September 3, 2015
What goes up must come down, and we’re experiencing a downturn in the market for the first time in quite a while, causing some people to panic. You know my mission is to give you peace of mind by sharing the best academic information we have for long-term investing, so I hope and trust that my readers and podcast listeners are staying the course, with the appropriate balance of equity and fixed income investments.
That said, I want to share an email and data I recently received from Tyler D. Bartlett, my own financial advisor at Merriman. In conjunction, I recorded a podcast last week on the subject that I hope you’ll find helpful: “Are we headed for the next bear market?“
We’re taking a break this newsletter from Q&As, but will continue them in future newsletters and upcoming podcasts.
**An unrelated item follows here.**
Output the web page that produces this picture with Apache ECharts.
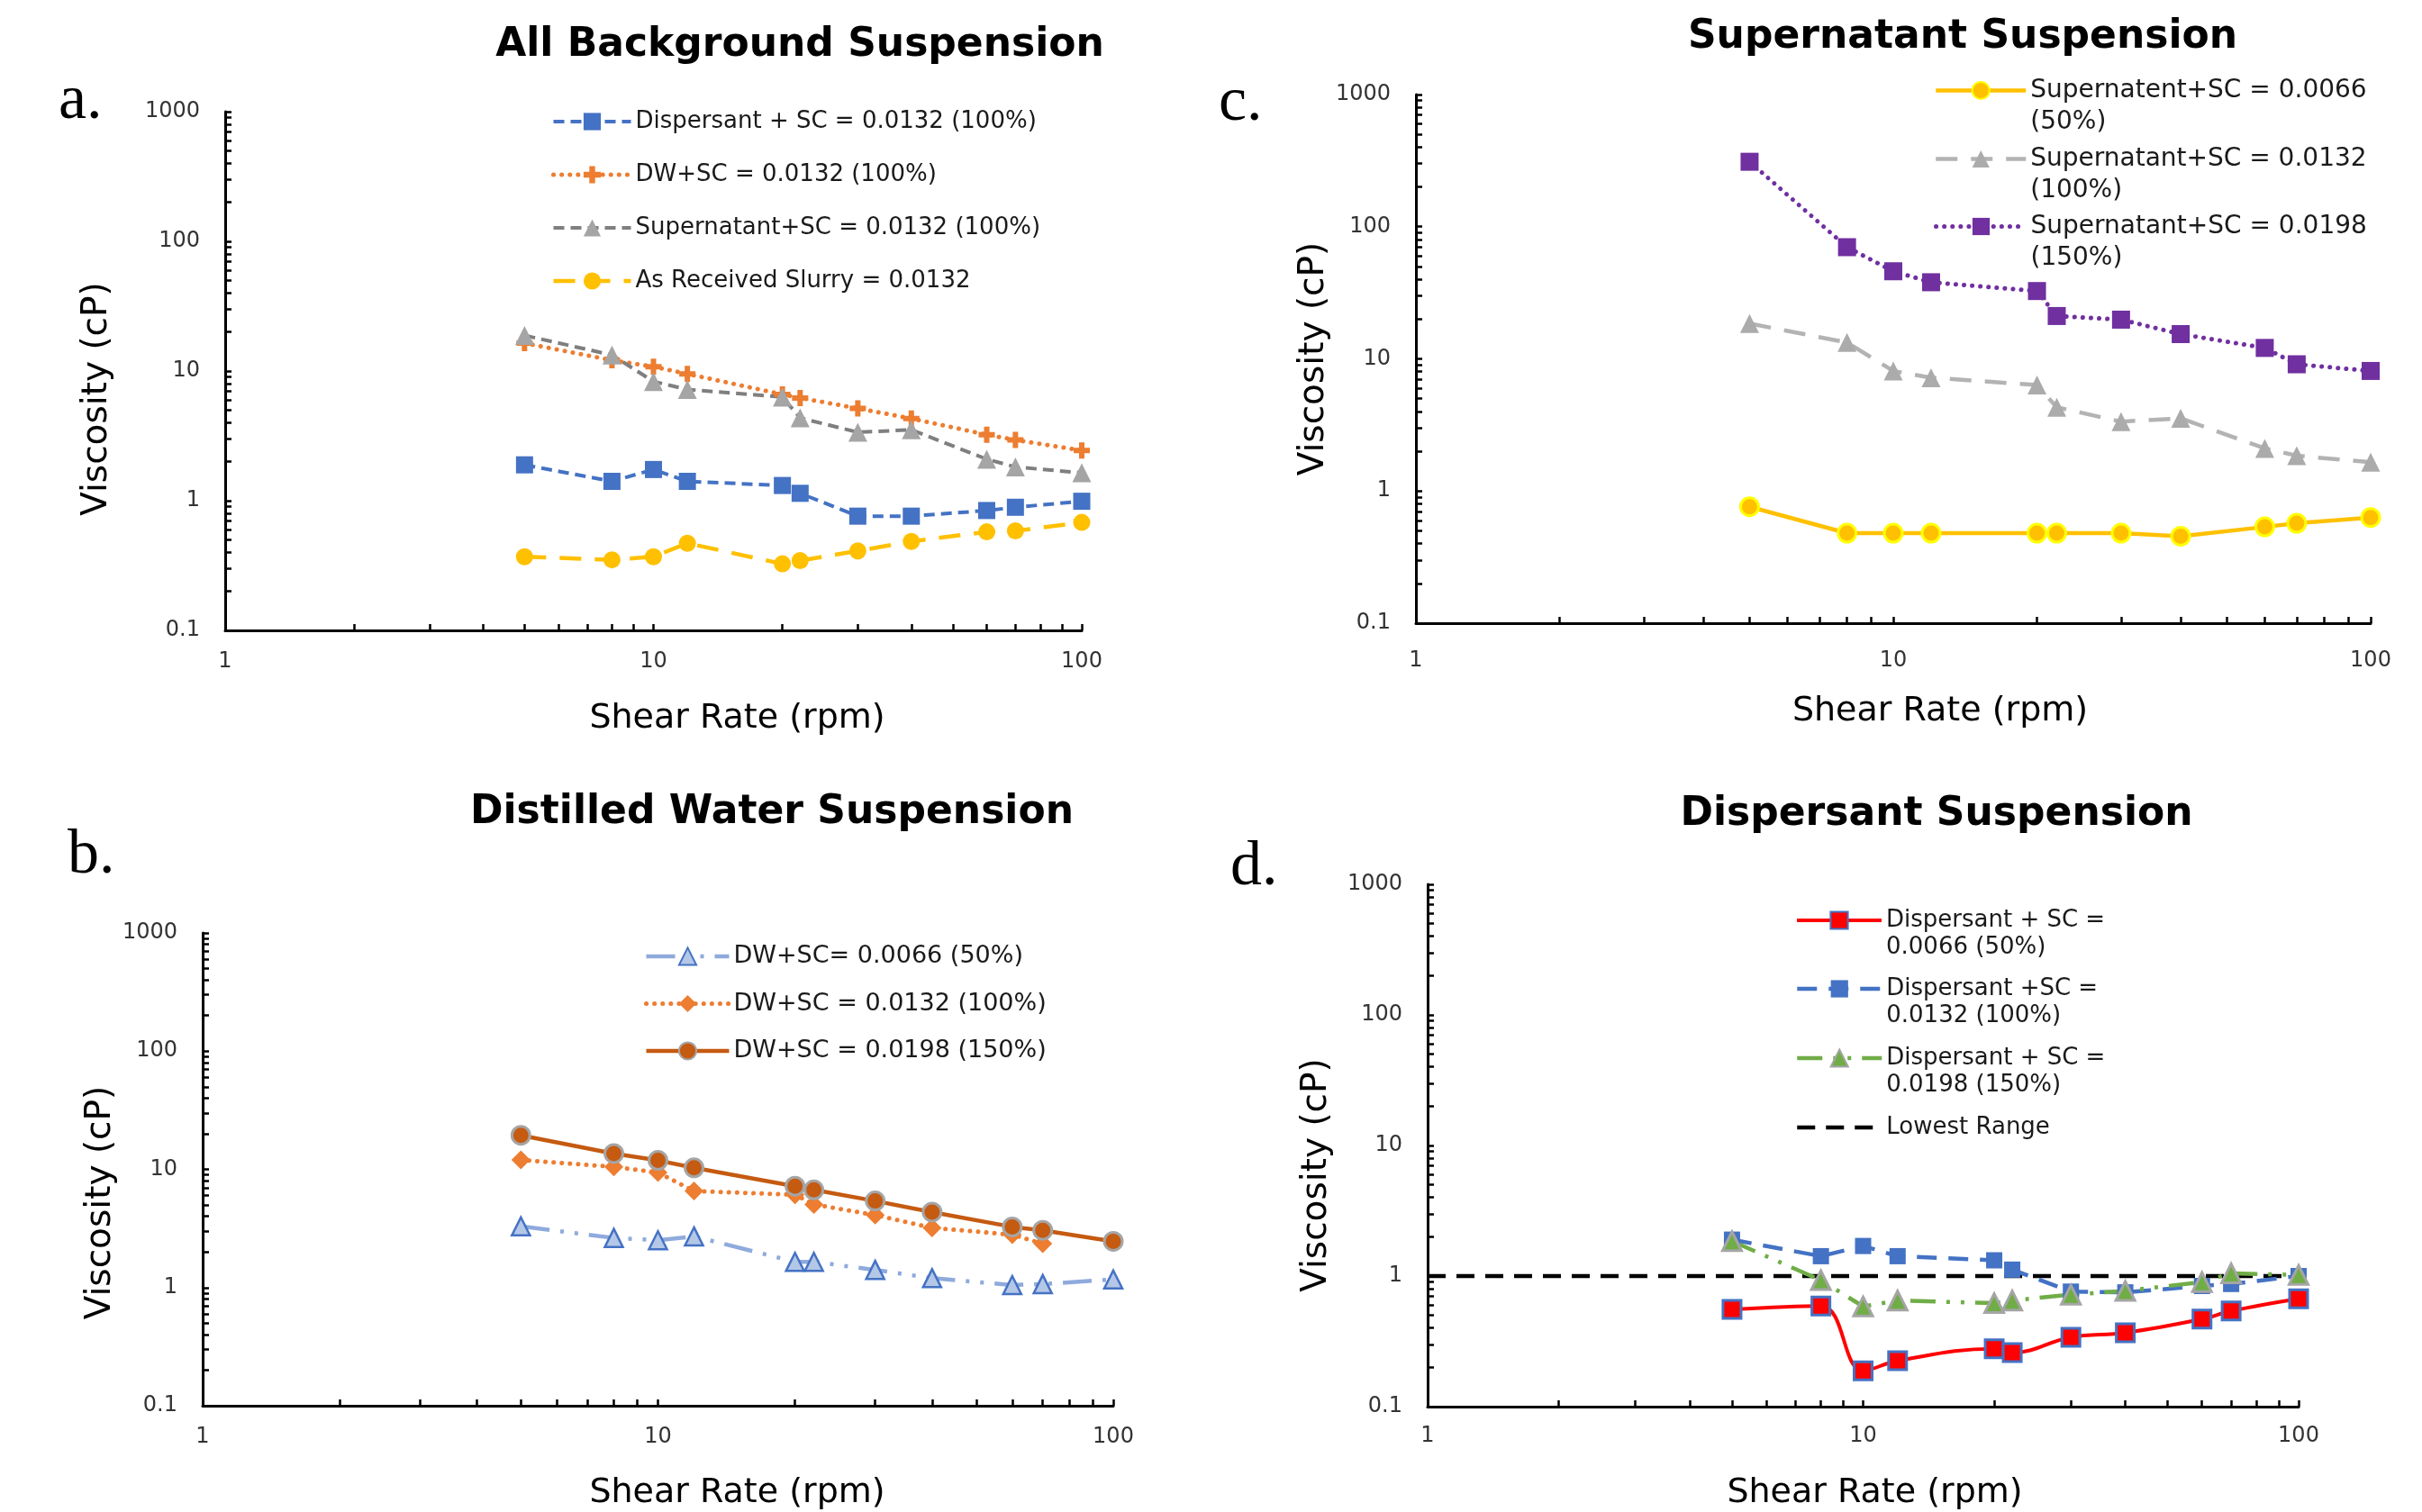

You can find them all archived at my website.
To your success,
The following from Tyler D. Bartlett, ChFC, CFP®, Financial Advisor, Merriman:
This past week I was away at the Washington Coast savoring the last few days of summer before my wife and kids go back to school. The weather each day was warm, sunny and windy…something we could only dream of. In the eyes of my children, this is always the weather on the coast, whereas most of my memories of the coast include grey skies, lots of wind, and a constant drizzle. On Sunday I was reminded of just such weather, and my kids were able to experience it for the first time.
In the same way that my kids misunderstood the true weather on the coast, many investors misunderstand the truth of stock market volatility. While volatility is normal, it has been a while and as such might be a bit unsettling. it is in times like these that it is important to stay calm and refrain from making emotional decisions that may be detrimental to your wealth.